**** SOURCE MATERIAL ****

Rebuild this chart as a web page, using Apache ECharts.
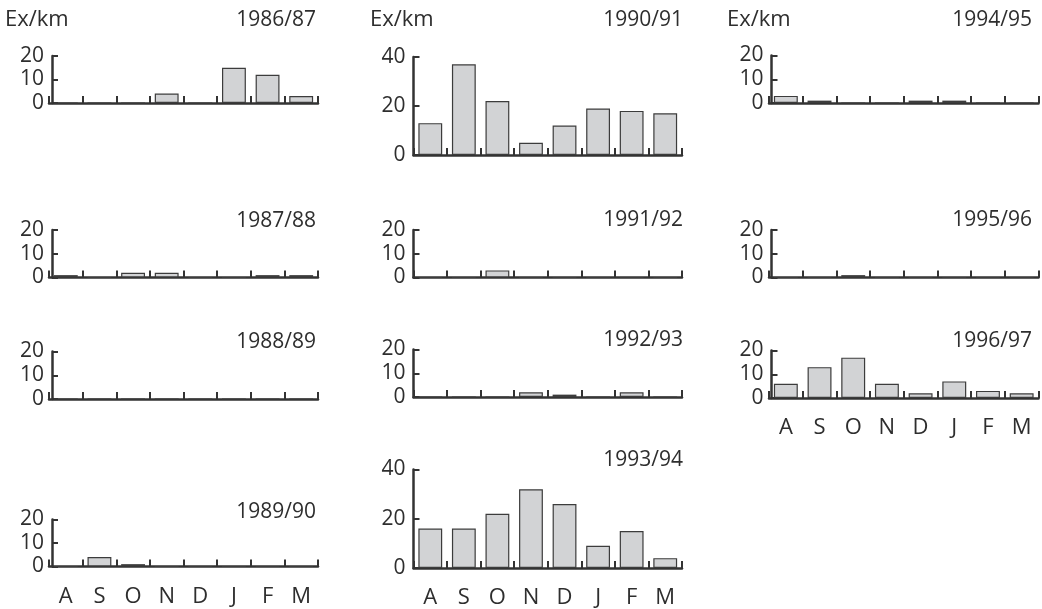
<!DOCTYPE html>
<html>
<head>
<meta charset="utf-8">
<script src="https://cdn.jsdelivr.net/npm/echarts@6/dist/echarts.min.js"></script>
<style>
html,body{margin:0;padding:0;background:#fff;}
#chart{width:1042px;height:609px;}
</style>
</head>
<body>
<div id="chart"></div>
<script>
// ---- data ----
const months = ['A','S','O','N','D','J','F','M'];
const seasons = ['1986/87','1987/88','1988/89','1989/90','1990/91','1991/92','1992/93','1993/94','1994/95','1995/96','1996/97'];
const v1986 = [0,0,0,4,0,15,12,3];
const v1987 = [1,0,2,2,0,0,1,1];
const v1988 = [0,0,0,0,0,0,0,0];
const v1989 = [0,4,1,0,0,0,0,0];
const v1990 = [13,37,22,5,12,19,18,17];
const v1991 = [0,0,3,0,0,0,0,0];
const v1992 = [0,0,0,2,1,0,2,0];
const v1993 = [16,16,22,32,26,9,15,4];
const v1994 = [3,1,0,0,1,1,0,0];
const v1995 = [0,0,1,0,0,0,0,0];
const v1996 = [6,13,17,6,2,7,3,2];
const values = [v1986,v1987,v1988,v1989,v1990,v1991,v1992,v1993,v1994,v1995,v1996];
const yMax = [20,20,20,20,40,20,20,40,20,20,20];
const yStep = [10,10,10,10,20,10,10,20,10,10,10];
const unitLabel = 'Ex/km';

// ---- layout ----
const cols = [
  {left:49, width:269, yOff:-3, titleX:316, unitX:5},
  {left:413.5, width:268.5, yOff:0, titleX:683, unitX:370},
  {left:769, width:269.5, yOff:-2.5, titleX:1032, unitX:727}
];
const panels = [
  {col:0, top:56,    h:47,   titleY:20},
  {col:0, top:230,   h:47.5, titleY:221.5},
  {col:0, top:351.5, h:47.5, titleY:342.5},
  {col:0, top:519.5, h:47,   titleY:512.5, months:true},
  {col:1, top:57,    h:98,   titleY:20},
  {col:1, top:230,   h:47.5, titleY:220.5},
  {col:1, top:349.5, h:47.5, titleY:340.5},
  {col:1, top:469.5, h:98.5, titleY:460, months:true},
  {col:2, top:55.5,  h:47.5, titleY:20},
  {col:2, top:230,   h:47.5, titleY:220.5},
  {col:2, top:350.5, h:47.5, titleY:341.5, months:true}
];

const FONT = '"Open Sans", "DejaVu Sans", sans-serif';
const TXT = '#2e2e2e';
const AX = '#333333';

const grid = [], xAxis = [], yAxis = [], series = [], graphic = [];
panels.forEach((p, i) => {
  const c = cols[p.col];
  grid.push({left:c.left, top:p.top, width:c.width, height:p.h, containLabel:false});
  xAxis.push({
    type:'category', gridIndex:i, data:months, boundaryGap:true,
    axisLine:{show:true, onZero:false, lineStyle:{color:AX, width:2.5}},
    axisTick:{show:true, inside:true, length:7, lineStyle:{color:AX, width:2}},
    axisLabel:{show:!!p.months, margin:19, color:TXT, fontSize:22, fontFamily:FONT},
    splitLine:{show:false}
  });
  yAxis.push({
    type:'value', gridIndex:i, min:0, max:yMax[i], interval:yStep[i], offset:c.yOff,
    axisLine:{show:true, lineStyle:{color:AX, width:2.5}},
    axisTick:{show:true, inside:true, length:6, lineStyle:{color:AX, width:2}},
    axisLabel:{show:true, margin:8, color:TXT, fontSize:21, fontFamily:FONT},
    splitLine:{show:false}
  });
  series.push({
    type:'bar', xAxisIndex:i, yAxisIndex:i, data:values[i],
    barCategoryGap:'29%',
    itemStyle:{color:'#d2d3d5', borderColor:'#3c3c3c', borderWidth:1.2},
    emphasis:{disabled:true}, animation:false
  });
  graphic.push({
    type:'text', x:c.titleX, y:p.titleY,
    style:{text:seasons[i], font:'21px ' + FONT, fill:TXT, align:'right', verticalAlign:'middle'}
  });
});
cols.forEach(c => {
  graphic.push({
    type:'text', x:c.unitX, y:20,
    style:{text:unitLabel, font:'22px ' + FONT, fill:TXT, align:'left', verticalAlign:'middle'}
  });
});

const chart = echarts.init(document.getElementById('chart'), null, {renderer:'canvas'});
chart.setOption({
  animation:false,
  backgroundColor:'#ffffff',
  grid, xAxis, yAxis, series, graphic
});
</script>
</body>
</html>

****

■ **TASK INSTRUCTIONS**:
Every line from the top of the material above through the line with "const unitLabel = 'Ex/km';" should be duplicated exactly, please; leave out the pictures.

■ **FULL OUTPUT**:
Rebuild this chart as a web page, using Apache ECharts.
<!DOCTYPE html>
<html>
<head>
<meta charset="utf-8">
<script src="https://cdn.jsdelivr.net/npm/echarts@6/dist/echarts.min.js"></script>
<style>
html,body{margin:0;padding:0;background:#fff;}
#chart{width:1042px;height:609px;}
</style>
</head>
<body>
<div id="chart"></div>
<script>
// ---- data ----
const months = ['A','S','O','N','D','J','F','M'];
const seasons = ['1986/87','1987/88','1988/89','1989/90','1990/91','1991/92','1992/93','1993/94','1994/95','1995/96','1996/97'];
const v1986 = [0,0,0,4,0,15,12,3];
const v1987 = [1,0,2,2,0,0,1,1];
const v1988 = [0,0,0,0,0,0,0,0];
const v1989 = [0,4,1,0,0,0,0,0];
const v1990 = [13,37,22,5,12,19,18,17];
const v1991 = [0,0,3,0,0,0,0,0];
const v1992 = [0,0,0,2,1,0,2,0];
const v1993 = [16,16,22,32,26,9,15,4];
const v1994 = [3,1,0,0,1,1,0,0];
const v1995 = [0,0,1,0,0,0,0,0];
const v1996 = [6,13,17,6,2,7,3,2];
const values = [v1986,v1987,v1988,v1989,v1990,v1991,v1992,v1993,v1994,v1995,v1996];
const yMax = [20,20,20,20,40,20,20,40,20,20,20];
const yStep = [10,10,10,10,20,10,10,20,10,10,10];
const unitLabel = 'Ex/km';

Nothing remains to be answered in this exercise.